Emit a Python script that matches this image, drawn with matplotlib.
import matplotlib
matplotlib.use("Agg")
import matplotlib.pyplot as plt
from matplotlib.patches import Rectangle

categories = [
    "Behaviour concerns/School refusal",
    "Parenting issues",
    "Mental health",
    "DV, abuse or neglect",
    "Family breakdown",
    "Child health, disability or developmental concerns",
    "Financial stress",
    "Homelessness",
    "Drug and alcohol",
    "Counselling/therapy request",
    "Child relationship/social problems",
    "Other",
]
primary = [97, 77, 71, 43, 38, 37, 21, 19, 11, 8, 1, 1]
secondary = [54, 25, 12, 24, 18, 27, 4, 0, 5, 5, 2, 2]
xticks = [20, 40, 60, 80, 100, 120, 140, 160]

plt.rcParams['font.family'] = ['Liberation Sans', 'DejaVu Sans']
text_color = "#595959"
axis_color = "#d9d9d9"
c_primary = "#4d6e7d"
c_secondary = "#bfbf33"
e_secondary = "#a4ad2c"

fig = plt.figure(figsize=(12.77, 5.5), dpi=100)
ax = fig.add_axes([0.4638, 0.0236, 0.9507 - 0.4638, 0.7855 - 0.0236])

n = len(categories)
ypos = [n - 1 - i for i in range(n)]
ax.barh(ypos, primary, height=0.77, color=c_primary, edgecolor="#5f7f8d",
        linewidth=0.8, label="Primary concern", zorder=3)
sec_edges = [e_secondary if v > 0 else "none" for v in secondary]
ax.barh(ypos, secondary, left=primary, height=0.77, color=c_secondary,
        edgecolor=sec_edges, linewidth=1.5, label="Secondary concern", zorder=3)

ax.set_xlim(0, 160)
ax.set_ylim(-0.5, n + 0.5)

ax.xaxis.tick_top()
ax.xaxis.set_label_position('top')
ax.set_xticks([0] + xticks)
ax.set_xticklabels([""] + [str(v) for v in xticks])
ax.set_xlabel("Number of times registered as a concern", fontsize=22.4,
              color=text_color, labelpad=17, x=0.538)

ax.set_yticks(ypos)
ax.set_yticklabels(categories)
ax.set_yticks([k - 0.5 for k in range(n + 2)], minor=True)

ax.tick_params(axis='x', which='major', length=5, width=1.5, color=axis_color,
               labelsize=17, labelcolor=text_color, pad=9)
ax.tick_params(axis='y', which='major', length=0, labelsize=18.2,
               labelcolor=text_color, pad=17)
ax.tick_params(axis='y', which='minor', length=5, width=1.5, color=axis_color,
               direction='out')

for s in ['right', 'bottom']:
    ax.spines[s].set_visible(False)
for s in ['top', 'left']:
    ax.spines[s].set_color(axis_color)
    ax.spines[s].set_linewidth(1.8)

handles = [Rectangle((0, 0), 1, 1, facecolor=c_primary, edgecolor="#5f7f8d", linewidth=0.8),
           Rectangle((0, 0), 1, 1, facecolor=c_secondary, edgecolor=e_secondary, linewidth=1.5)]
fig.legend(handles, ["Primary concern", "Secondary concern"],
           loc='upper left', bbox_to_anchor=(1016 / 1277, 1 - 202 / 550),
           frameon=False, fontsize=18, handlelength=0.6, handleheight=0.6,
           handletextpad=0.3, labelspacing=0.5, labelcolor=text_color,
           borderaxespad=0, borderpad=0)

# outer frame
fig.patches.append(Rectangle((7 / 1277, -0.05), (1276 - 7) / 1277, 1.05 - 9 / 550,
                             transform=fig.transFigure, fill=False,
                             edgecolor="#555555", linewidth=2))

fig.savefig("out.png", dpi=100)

===

Your task is to return the full listing exactly as it was given.

Emit a Python script that matches this image, drawn with matplotlib.
import matplotlib
matplotlib.use("Agg")
import matplotlib.pyplot as plt
from matplotlib.patches import Rectangle

categories = [
    "Behaviour concerns/School refusal",
    "Parenting issues",
    "Mental health",
    "DV, abuse or neglect",
    "Family breakdown",
    "Child health, disability or developmental concerns",
    "Financial stress",
    "Homelessness",
    "Drug and alcohol",
    "Counselling/therapy request",
    "Child relationship/social problems",
    "Other",
]
primary = [97, 77, 71, 43, 38, 37, 21, 19, 11, 8, 1, 1]
secondary = [54, 25, 12, 24, 18, 27, 4, 0, 5, 5, 2, 2]
xticks = [20, 40, 60, 80, 100, 120, 140, 160]

plt.rcParams['font.family'] = ['Liberation Sans', 'DejaVu Sans']
text_color = "#595959"
axis_color = "#d9d9d9"
c_primary = "#4d6e7d"
c_secondary = "#bfbf33"
e_secondary = "#a4ad2c"

fig = plt.figure(figsize=(12.77, 5.5), dpi=100)
ax = fig.add_axes([0.4638, 0.0236, 0.9507 - 0.4638, 0.7855 - 0.0236])

n = len(categories)
ypos = [n - 1 - i for i in range(n)]
ax.barh(ypos, primary, height=0.77, color=c_primary, edgecolor="#5f7f8d",
        linewidth=0.8, label="Primary concern", zorder=3)
sec_edges = [e_secondary if v > 0 else "none" for v in secondary]
ax.barh(ypos, secondary, left=primary, height=0.77, color=c_secondary,
        edgecolor=sec_edges, linewidth=1.5, label="Secondary concern", zorder=3)

ax.set_xlim(0, 160)
ax.set_ylim(-0.5, n + 0.5)

ax.xaxis.tick_top()
ax.xaxis.set_label_position('top')
ax.set_xticks([0] + xticks)
ax.set_xticklabels([""] + [str(v) for v in xticks])
ax.set_xlabel("Number of times registered as a concern", fontsize=22.4,
              color=text_color, labelpad=17, x=0.538)

ax.set_yticks(ypos)
ax.set_yticklabels(categories)
ax.set_yticks([k - 0.5 for k in range(n + 2)], minor=True)

ax.tick_params(axis='x', which='major', length=5, width=1.5, color=axis_color,
               labelsize=17, labelcolor=text_color, pad=9)
ax.tick_params(axis='y', which='major', length=0, labelsize=18.2,
               labelcolor=text_color, pad=17)
ax.tick_params(axis='y', which='minor', length=5, width=1.5, color=axis_color,
               direction='out')

for s in ['right', 'bottom']:
    ax.spines[s].set_visible(False)
for s in ['top', 'left']:
    ax.spines[s].set_color(axis_color)
    ax.spines[s].set_linewidth(1.8)

handles = [Rectangle((0, 0), 1, 1, facecolor=c_primary, edgecolor="#5f7f8d", linewidth=0.8),
           Rectangle((0, 0), 1, 1, facecolor=c_secondary, edgecolor=e_secondary, linewidth=1.5)]
fig.legend(handles, ["Primary concern", "Secondary concern"],
           loc='upper left', bbox_to_anchor=(1016 / 1277, 1 - 202 / 550),
           frameon=False, fontsize=18, handlelength=0.6, handleheight=0.6,
           handletextpad=0.3, labelspacing=0.5, labelcolor=text_color,
           borderaxespad=0, borderpad=0)

# outer frame
fig.patches.append(Rectangle((7 / 1277, -0.05), (1276 - 7) / 1277, 1.05 - 9 / 550,
                             transform=fig.transFigure, fill=False,
                             edgecolor="#555555", linewidth=2))

fig.savefig("out.png", dpi=100)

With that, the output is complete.